Set exercise » Print the listing from its top line through the line containing "baseline += len(lines)", nothing more, and leave out the pictures.

Given material »
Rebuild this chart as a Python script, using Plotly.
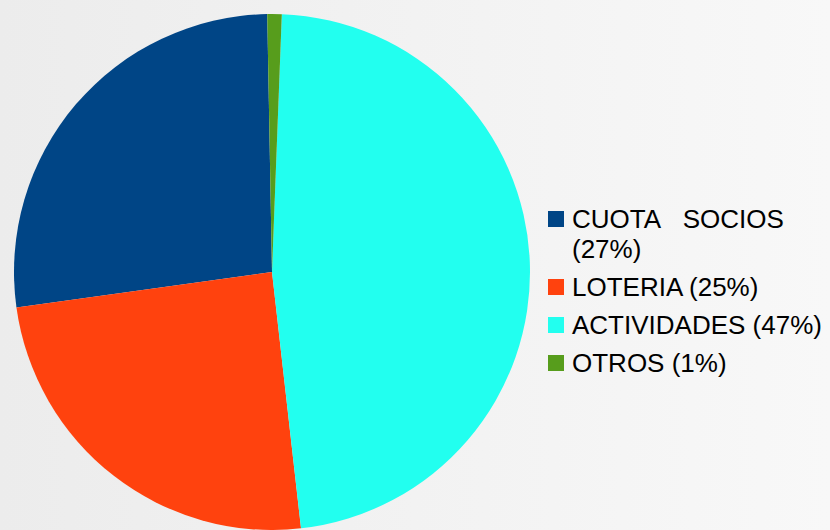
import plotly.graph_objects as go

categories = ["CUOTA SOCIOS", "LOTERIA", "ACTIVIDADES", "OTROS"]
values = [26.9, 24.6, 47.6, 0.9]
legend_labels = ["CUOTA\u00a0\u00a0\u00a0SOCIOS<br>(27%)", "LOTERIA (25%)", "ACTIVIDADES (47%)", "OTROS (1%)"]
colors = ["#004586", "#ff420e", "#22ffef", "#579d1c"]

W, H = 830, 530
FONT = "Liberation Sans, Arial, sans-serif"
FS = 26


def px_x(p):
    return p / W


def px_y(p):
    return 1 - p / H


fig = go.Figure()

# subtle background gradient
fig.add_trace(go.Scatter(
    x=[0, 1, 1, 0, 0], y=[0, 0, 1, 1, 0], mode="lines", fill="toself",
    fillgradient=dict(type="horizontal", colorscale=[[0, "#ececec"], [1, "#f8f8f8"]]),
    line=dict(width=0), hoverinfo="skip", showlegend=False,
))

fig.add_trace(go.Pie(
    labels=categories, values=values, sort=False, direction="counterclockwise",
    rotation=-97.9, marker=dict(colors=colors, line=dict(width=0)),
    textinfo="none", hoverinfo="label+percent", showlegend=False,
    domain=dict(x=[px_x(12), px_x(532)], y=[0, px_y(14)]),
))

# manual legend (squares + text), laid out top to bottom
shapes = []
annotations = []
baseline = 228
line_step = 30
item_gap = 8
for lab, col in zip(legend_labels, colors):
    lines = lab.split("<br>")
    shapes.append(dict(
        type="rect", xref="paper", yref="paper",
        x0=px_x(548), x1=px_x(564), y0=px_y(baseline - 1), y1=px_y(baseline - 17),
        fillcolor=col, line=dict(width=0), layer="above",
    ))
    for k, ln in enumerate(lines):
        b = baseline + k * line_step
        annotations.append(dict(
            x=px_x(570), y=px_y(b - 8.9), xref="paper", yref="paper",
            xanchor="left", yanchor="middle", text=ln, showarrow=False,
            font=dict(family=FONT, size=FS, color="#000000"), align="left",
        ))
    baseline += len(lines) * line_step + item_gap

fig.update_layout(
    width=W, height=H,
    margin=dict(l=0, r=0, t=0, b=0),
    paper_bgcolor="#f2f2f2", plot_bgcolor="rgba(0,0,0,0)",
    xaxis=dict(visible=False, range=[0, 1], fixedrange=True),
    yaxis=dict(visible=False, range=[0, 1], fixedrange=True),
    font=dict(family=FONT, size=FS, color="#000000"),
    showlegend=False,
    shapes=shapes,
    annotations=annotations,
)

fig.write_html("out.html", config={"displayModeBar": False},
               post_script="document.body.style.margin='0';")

Solution to the exercise »
Rebuild this chart as a Python script, using Plotly.
import plotly.graph_objects as go

categories = ["CUOTA SOCIOS", "LOTERIA", "ACTIVIDADES", "OTROS"]
values = [26.9, 24.6, 47.6, 0.9]
legend_labels = ["CUOTA\u00a0\u00a0\u00a0SOCIOS<br>(27%)", "LOTERIA (25%)", "ACTIVIDADES (47%)", "OTROS (1%)"]
colors = ["#004586", "#ff420e", "#22ffef", "#579d1c"]

W, H = 830, 530
FONT = "Liberation Sans, Arial, sans-serif"
FS = 26


def px_x(p):
    return p / W


def px_y(p):
    return 1 - p / H


fig = go.Figure()

# subtle background gradient
fig.add_trace(go.Scatter(
    x=[0, 1, 1, 0, 0], y=[0, 0, 1, 1, 0], mode="lines", fill="toself",
    fillgradient=dict(type="horizontal", colorscale=[[0, "#ececec"], [1, "#f8f8f8"]]),
    line=dict(width=0), hoverinfo="skip", showlegend=False,
))

fig.add_trace(go.Pie(
    labels=categories, values=values, sort=False, direction="counterclockwise",
    rotation=-97.9, marker=dict(colors=colors, line=dict(width=0)),
    textinfo="none", hoverinfo="label+percent", showlegend=False,
    domain=dict(x=[px_x(12), px_x(532)], y=[0, px_y(14)]),
))

# manual legend (squares + text), laid out top to bottom
shapes = []
annotations = []
baseline = 228
line_step = 30
item_gap = 8
for lab, col in zip(legend_labels, colors):
    lines = lab.split("<br>")
    shapes.append(dict(
        type="rect", xref="paper", yref="paper",
        x0=px_x(548), x1=px_x(564), y0=px_y(baseline - 1), y1=px_y(baseline - 17),
        fillcolor=col, line=dict(width=0), layer="above",
    ))
    for k, ln in enumerate(lines):
        b = baseline + k * line_step
        annotations.append(dict(
            x=px_x(570), y=px_y(b - 8.9), xref="paper", yref="paper",
            xanchor="left", yanchor="middle", text=ln, showarrow=False,
            font=dict(family=FONT, size=FS, color="#000000"), align="left",
        ))
    baseline += len(lines) * line_step + item_gap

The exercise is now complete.